Наиболее типичный случай — человек, упустивший из виду Библию, знакомый со стихией фольклора по анекдотам, знающий историю по ее отдельным вехам, а русскую литературу — по тягостным школьным воспоминаниям. Таких людей Солженицын назвал «образованщиной», хотя с таким же успехом их можно назвать и «необразованщиной». Негуманитарное образование вообще не имеет отношения к нашим рассуждениям, потому что само по себе не прибавляет фигур к персоносфере человека. Гуманитарное образование, особенно филологическое, имеет к персоносфере отношение самое прямое, но здесь-то и встает вопрос о его качестве. Так или иначе, но литературно-фольклорная персоносфера, в которую не так давно вводило простого советского человека наше филологическое образование, оставляет огромный провал в понимании «своего». Попытка интерпретировать христианский фундамент культуры как поэтический вымысел, научную отсталость и происки попов оказалась не вполне состоятельной.

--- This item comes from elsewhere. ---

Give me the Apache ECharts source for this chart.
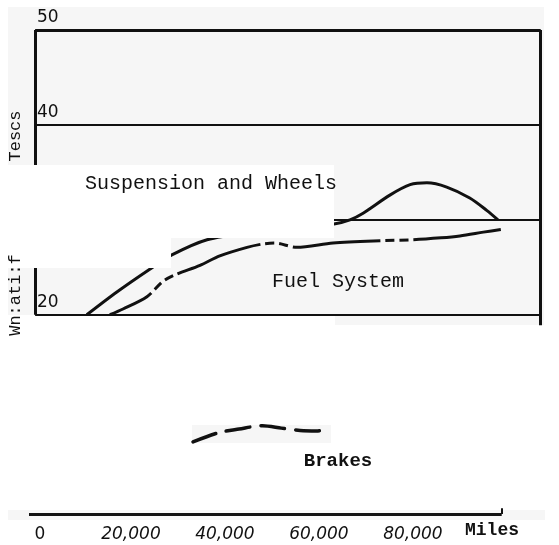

Гораздо реже встречается фигура негуманитария-неофита, шагнувшего от братьев Стругацких и «Техники молодежи» непосредственно к Священному Писанию. На русскую литературу такой человек посматривает свысока, считая все светское чем-то второсортным.
Забвение фольклора — это следствие другого неофитства — светского. Это продолжение так называемого гиперурбанизма, когда сельский житель, приметив, что в городе говорят «Федор», а не «Хведор», начинает произносить «фост» вместо «хвост». В мои ученические годы таким «фостом» был уже упомянутый мной серебряный век. «Ante lucem», — с вызовом произносила аспирантка, но брезгливо корчилась при слове «былина», не помнила русских сказок и как бы не ведала о частушках. Я не ставлю, конечно, Устюшкину мать в один ряд со святыми, в Русской земле просиявшими, или с рефлектирующими героями русской классики, я утверждаю только, что познание «своего» не должно быть прихотливо выборочным. Персоносфера русской культуры — реальность.

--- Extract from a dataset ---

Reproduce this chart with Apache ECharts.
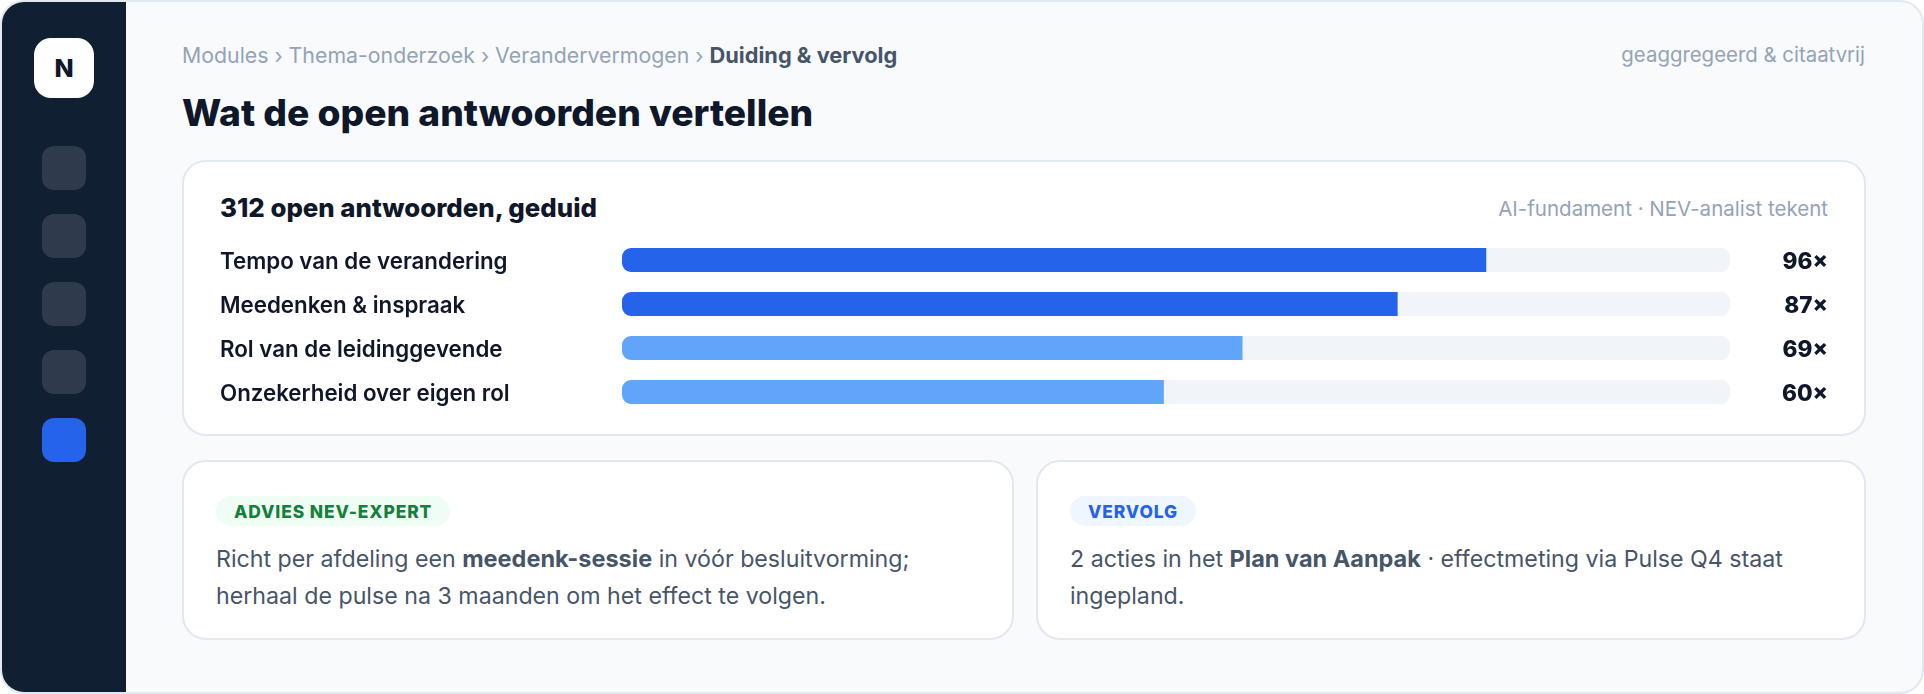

А что «чужое»? Как представляем себе мы иные культурные миры?
Начнем с мира изучаемого языка. Здесь на наших глазах произошла смена парадигмы. Сначала школа изучала иностранный язык не столько даже на русских, сколько на советских реалиях. В учебниках изображалось то, что в логике называют «возможными мирами». Мы перевели на английский язык слово «колхоз», а во французский его, так сказать, заимствовали. Если верить старым учебникам, во всех странах происходит примерно одно и то же. Позже в основу обучения были положены коммуникативные ситуации, и теперь вместо разговоров о забастовках можно заказать себе обед, снять номер в отеле, сделать покупку в магазине. Но дедовский и прадедовский способ познания чужой культуры через чужую литературу и фольклор и сейчас используется очень и очень скудно.